At the time of launch, Apple Pay was supported by several of the UK’s biggest financial institutions – including Royal Bank of Scotland, Santander, Natwest and Nationwide – along with thousands of supermarkets, restaurants, hotels and retailers.
The system was initially launched in the US the previous October and, although there were some initial concerns around identity theft, it enjoyed a strong start to life in the States as the likes of Disney, McDonalds and Subway jumped on-board early.
Initial reviews were largely positive and industry professionals were understandably excited about Apple Pay’s potential as it rode the crest of a growing mobile payments wave. Mix this in with Apple’s loyal fan base and its power in the consumer market and it’s easy to see why its competitors might struggle to keep up.
Mobile payments – The story so far
In the months since its launch, Apple Pay has continued to grow. Lloyds Bank, Halifax and HSBC have all signed up for the service – along with thousands more UK retailers and the limit has risen from £20 to £30. The Asda supermarket chain is now testing the service despite its US parent Walmart not supporting Apple Pay.
Its early success has been helped by the growth of the mobile payments industry, both in the UK and abroad. According to a survey published in July by nVest Ventures, millennials are driving the trend, with 26 per cent saying paying with cash was inconvenient, 41 per cent saying they are interested in using mobile payments and 58 per cent expressing a desire for a mobile service that shows their spending habits.
This has led to fierce debate as to whether mobile solutions such as Apple Pay, Google Wallet and Android Pay really will trigger the start of a cashless society. Jeremy Nicholds, executive director of mobile at Visa Europe claimed that we are approaching a “seismic shift from plastic to digital” and others have gone so far as to suggest that Apple can rule the sector through in-app payments.

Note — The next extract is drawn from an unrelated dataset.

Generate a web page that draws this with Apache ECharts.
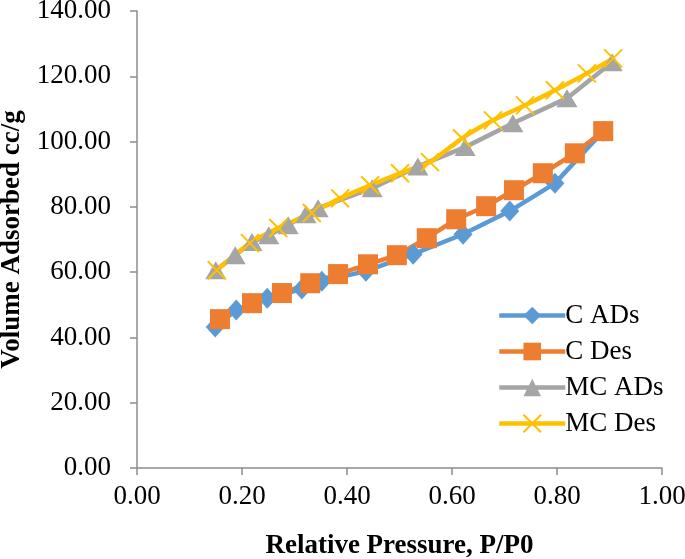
<!DOCTYPE html>
<html>
<head>
<meta charset="utf-8">
<script src="https://cdn.jsdelivr.net/npm/echarts@6/dist/echarts.min.js"></script>
<style>html,body{margin:0;padding:0;background:#fff}#c{width:685px;height:559px}</style>
</head>
<body>
<div id="c"></div>
<script>
var seriesNames = ['C ADs', 'C Des', 'MC ADs', 'MC Des'];
var cAdsX = [0.149, 0.189, 0.248, 0.314, 0.352, 0.436, 0.526, 0.621, 0.710, 0.796, 0.888];
var cAdsY = [43.2, 48.4, 52.0, 54.8, 57.2, 60.3, 65.5, 71.6, 78.7, 87.2, 103.2];
var cDesX = [0.158, 0.219, 0.276, 0.330, 0.383, 0.440, 0.495, 0.552, 0.608, 0.665, 0.718, 0.773, 0.834, 0.888];
var cDesY = [45.6, 50.5, 53.6, 56.6, 59.4, 62.4, 65.2, 70.4, 76.2, 80.2, 85.1, 90.3, 96.4, 103.2];
var mcAdsX = [0.150, 0.187, 0.219, 0.251, 0.288, 0.322, 0.345, 0.448, 0.535, 0.625, 0.716, 0.819, 0.905];
var mcAdsY = [60.6, 65.2, 69.2, 71.3, 74.4, 77.7, 79.6, 85.7, 92.4, 98.3, 105.6, 113.3, 124.3];
var mcDesX = [0.152, 0.215, 0.269, 0.333, 0.387, 0.444, 0.501, 0.558, 0.619, 0.678, 0.739, 0.796, 0.857, 0.907];
var mcDesY = [60.6, 68.9, 73.5, 78.1, 82.6, 86.6, 90.3, 93.7, 101.0, 106.5, 111.1, 115.7, 120.9, 125.5];
var xTitle = 'Relative Pressure, P/P0';
var yTitle = 'Volume Adsorbed cc/g';

function pairs(xs, ys) { return xs.map(function (x, i) { return [x, ys[i]]; }); }

var colors = ['#5B9BD5', '#ED7D31', '#A5A5A5', '#FFC000'];
var crossPath = 'path://M0,0L10,10M10,0L0,10';
var font = '"Liberation Serif","Times New Roman",serif';
var axisColor = '#8c8c8c';

var chart = echarts.init(document.getElementById('c'), null, {renderer: 'canvas'});
chart.setOption({
  animation: false,
  backgroundColor: '#fff',
  color: colors,
  grid: {left: 137, right: 23, top: 11, bottom: 91, containLabel: false, outerBoundsMode: 'none'},
  legend: {
    orient: 'vertical', left: 492, top: 297, itemGap: 9, itemWidth: 66, itemHeight: 22,
    lineStyle: {width: 4.5},
    textStyle: {fontFamily: font, fontSize: 27, color: '#000', padding: [0,0,0,-5]},
    data: seriesNames
  },
  xAxis: {
    type: 'value', min: 0, max: 1, interval: 0.2,
    name: xTitle, nameLocation: 'middle', nameGap: 65,
    nameTextStyle: {fontFamily: font, fontSize: 27, fontWeight: 'bold', color: '#000'},
    axisLine: {show: true, lineStyle: {color: axisColor, width: 1.5}},
    axisTick: {show: true, inside: false, length: 7, lineStyle: {color: axisColor, width: 1.5}},
    splitLine: {show: false},
    axisLabel: {margin: 15, fontFamily: font, fontSize: 27, color: '#000', formatter: function (v) { return v.toFixed(2); }}
  },
  yAxis: {
    type: 'value', min: 0, max: 140, interval: 20,
    name: yTitle, nameLocation: 'middle', nameGap: 97, nameRotate: 90,
    nameTextStyle: {fontFamily: font, fontSize: 27, fontWeight: 'bold', color: '#000'},
    axisLine: {show: true, lineStyle: {color: axisColor, width: 1.5}},
    axisTick: {show: true, inside: false, length: 7, lineStyle: {color: axisColor, width: 1.5}},
    splitLine: {show: false},
    axisLabel: {margin: 26, fontFamily: font, fontSize: 27, color: '#000', formatter: function (v) { return v.toFixed(2); }}
  },
  series: [
    {name: seriesNames[0], type: 'line', data: pairs(cAdsX, cAdsY), symbol: 'diamond', symbolSize: [19, 21],
     lineStyle: {width: 4.5, color: colors[0]}, itemStyle: {color: colors[0]}},
    {name: seriesNames[1], type: 'line', data: pairs(cDesX, cDesY), symbol: 'rect', symbolSize: 20,
     lineStyle: {width: 4.5, color: colors[1]}, itemStyle: {color: colors[1]}},
    {name: seriesNames[2], type: 'line', data: pairs(mcAdsX, mcAdsY), symbol: 'triangle', symbolSize: [21, 18],
     lineStyle: {width: 4.5, color: colors[2]}, itemStyle: {color: colors[2]}},
    {name: seriesNames[3], type: 'line', data: pairs(mcDesX, mcDesY), symbol: crossPath, symbolSize: 18, smooth: 0.2,
     lineStyle: {width: 4.5, color: colors[3]}, itemStyle: {color: 'none', borderColor: colors[3], borderWidth: 2}}
  ]
});
</script>
</body>
</html>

Read more: Apple Pay and TFL: A new wallet-less era
Although it won’t happen overnight, current trends certainly point towards cash being on the way out. Non-cash payments have already overtaken cash payments in the UK and, unless its rivals catch up fast, it’s looking likely that Apple will be at the forefront of the cashless revolution. As Apple Pay rolls out to more countries - it launched in France in July 2016 - it will become an increasingly popular option for travellers.
Benefits for businesses
Of course, it’s not just consumers that are able to enjoy the benefits of digital payments. There are also some serious advantages for businesses, from small startups all the way up to large enterprises.
US business owners that have embraced mobile payments are growing three times faster than the national average and it’s in the retail sector where going contactless can have a real effect. For example, the time-consuming transactions of old involving digging through a wallet to find the right card or correct amount of cash will be a thing of the past, so those retailers that experience a regular lunchtime rush will be able to get through significantly more customers in a shorter period of time.
Furthermore, Apple Pay also provides a fresh tool for digital marketers, enabling them to collect customer data to build detailed purchasing habits, engage with customers through personalised promotional content and reach more potential customers through in-app purchases.
Businesses, however, need to recognise that Apple Pay is only one mobile payment option and others like Samsung Pay are, thanks to the manufacturer's market penetration, also growing fast.